→ Recorded data:
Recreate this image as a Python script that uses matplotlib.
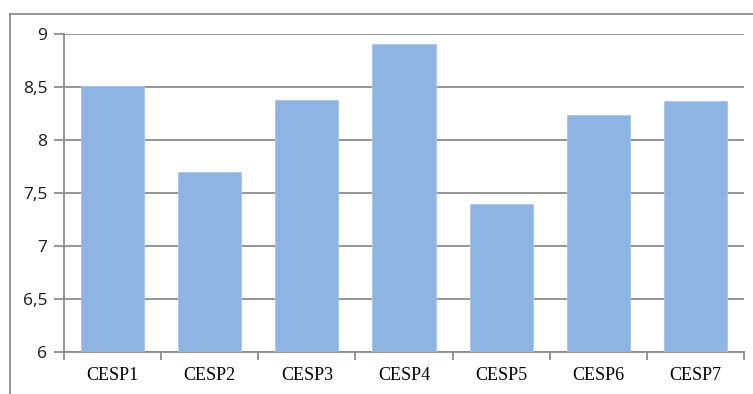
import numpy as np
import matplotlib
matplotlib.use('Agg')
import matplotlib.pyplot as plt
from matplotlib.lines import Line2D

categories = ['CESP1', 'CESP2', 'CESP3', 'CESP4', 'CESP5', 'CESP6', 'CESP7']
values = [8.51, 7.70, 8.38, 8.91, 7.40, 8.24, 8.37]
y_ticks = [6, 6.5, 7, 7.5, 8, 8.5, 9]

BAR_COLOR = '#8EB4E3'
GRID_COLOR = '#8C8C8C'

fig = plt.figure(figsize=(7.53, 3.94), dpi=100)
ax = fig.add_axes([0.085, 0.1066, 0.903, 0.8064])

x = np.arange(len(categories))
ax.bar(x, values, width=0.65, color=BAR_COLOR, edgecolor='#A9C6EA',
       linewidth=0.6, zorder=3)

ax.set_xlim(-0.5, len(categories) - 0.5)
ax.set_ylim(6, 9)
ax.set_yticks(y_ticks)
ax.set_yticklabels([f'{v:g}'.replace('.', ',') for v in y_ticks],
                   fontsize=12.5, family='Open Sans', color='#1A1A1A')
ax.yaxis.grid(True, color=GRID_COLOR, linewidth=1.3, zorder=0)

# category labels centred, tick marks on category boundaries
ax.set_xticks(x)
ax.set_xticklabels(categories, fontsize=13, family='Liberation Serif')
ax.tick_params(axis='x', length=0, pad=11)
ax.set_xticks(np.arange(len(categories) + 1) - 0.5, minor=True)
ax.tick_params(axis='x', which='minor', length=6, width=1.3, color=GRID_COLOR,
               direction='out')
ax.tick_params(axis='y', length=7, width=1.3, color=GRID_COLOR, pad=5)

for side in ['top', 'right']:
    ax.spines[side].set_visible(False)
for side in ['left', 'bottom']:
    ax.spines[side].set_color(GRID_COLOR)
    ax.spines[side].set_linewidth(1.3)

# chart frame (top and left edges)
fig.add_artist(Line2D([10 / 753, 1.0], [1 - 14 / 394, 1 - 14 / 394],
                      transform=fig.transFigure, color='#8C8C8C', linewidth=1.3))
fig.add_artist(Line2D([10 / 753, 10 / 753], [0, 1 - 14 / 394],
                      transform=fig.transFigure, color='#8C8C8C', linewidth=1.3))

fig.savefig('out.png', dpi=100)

→ Given problem:
All the lines above are to be reproduced exactly, except the pictures.

→ Exercise answer:
Recreate this image as a Python script that uses matplotlib.
import numpy as np
import matplotlib
matplotlib.use('Agg')
import matplotlib.pyplot as plt
from matplotlib.lines import Line2D

categories = ['CESP1', 'CESP2', 'CESP3', 'CESP4', 'CESP5', 'CESP6', 'CESP7']
values = [8.51, 7.70, 8.38, 8.91, 7.40, 8.24, 8.37]
y_ticks = [6, 6.5, 7, 7.5, 8, 8.5, 9]

BAR_COLOR = '#8EB4E3'
GRID_COLOR = '#8C8C8C'

fig = plt.figure(figsize=(7.53, 3.94), dpi=100)
ax = fig.add_axes([0.085, 0.1066, 0.903, 0.8064])

x = np.arange(len(categories))
ax.bar(x, values, width=0.65, color=BAR_COLOR, edgecolor='#A9C6EA',
       linewidth=0.6, zorder=3)

ax.set_xlim(-0.5, len(categories) - 0.5)
ax.set_ylim(6, 9)
ax.set_yticks(y_ticks)
ax.set_yticklabels([f'{v:g}'.replace('.', ',') for v in y_ticks],
                   fontsize=12.5, family='Open Sans', color='#1A1A1A')
ax.yaxis.grid(True, color=GRID_COLOR, linewidth=1.3, zorder=0)

# category labels centred, tick marks on category boundaries
ax.set_xticks(x)
ax.set_xticklabels(categories, fontsize=13, family='Liberation Serif')
ax.tick_params(axis='x', length=0, pad=11)
ax.set_xticks(np.arange(len(categories) + 1) - 0.5, minor=True)
ax.tick_params(axis='x', which='minor', length=6, width=1.3, color=GRID_COLOR,
               direction='out')
ax.tick_params(axis='y', length=7, width=1.3, color=GRID_COLOR, pad=5)

for side in ['top', 'right']:
    ax.spines[side].set_visible(False)
for side in ['left', 'bottom']:
    ax.spines[side].set_color(GRID_COLOR)
    ax.spines[side].set_linewidth(1.3)

# chart frame (top and left edges)
fig.add_artist(Line2D([10 / 753, 1.0], [1 - 14 / 394, 1 - 14 / 394],
                      transform=fig.transFigure, color='#8C8C8C', linewidth=1.3))
fig.add_artist(Line2D([10 / 753, 10 / 753], [0, 1 - 14 / 394],
                      transform=fig.transFigure, color='#8C8C8C', linewidth=1.3))

fig.savefig('out.png', dpi=100)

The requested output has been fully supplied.